(Set problem) Retype the opening lines of the data exactly, stopping after the line that contains "ax = fig.add_axes([77". Skip every picture.
____________________
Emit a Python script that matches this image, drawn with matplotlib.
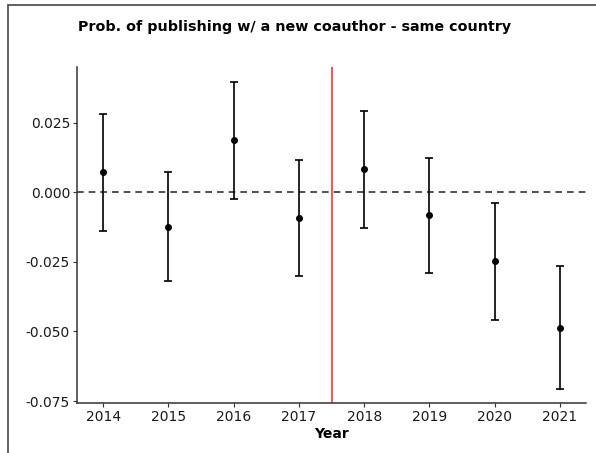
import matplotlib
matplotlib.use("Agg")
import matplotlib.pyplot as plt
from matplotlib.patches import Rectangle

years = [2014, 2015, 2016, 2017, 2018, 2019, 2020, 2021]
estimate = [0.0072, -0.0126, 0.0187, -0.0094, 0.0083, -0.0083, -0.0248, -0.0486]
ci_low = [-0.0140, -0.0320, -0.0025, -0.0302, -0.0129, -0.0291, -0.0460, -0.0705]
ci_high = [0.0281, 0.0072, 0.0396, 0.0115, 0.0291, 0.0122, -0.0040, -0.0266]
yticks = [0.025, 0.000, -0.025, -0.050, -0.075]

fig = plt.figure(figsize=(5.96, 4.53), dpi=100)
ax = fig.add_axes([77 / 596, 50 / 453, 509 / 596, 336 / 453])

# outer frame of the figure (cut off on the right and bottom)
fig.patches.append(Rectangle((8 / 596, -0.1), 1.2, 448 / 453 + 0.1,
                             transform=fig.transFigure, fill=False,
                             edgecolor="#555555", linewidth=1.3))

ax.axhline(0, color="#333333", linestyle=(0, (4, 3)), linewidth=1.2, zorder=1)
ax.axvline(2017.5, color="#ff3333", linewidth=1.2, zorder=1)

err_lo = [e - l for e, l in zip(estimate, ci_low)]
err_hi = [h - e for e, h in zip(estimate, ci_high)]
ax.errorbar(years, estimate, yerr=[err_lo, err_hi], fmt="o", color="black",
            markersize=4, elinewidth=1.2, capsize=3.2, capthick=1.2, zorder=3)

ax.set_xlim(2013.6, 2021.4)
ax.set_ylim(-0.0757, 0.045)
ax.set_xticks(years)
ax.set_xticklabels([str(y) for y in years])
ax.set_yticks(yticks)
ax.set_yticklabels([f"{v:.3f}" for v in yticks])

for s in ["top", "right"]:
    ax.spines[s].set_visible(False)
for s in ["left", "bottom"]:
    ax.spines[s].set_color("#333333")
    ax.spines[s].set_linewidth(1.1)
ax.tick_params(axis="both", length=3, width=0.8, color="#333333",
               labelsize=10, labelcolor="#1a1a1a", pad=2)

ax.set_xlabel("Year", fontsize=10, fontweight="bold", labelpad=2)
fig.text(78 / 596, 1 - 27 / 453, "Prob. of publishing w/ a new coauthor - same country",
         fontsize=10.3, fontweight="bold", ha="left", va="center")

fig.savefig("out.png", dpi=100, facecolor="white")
____________________
(Correct response)
Emit a Python script that matches this image, drawn with matplotlib.
import matplotlib
matplotlib.use("Agg")
import matplotlib.pyplot as plt
from matplotlib.patches import Rectangle

years = [2014, 2015, 2016, 2017, 2018, 2019, 2020, 2021]
estimate = [0.0072, -0.0126, 0.0187, -0.0094, 0.0083, -0.0083, -0.0248, -0.0486]
ci_low = [-0.0140, -0.0320, -0.0025, -0.0302, -0.0129, -0.0291, -0.0460, -0.0705]
ci_high = [0.0281, 0.0072, 0.0396, 0.0115, 0.0291, 0.0122, -0.0040, -0.0266]
yticks = [0.025, 0.000, -0.025, -0.050, -0.075]

fig = plt.figure(figsize=(5.96, 4.53), dpi=100)
ax = fig.add_axes([77 / 596, 50 / 453, 509 / 596, 336 / 453])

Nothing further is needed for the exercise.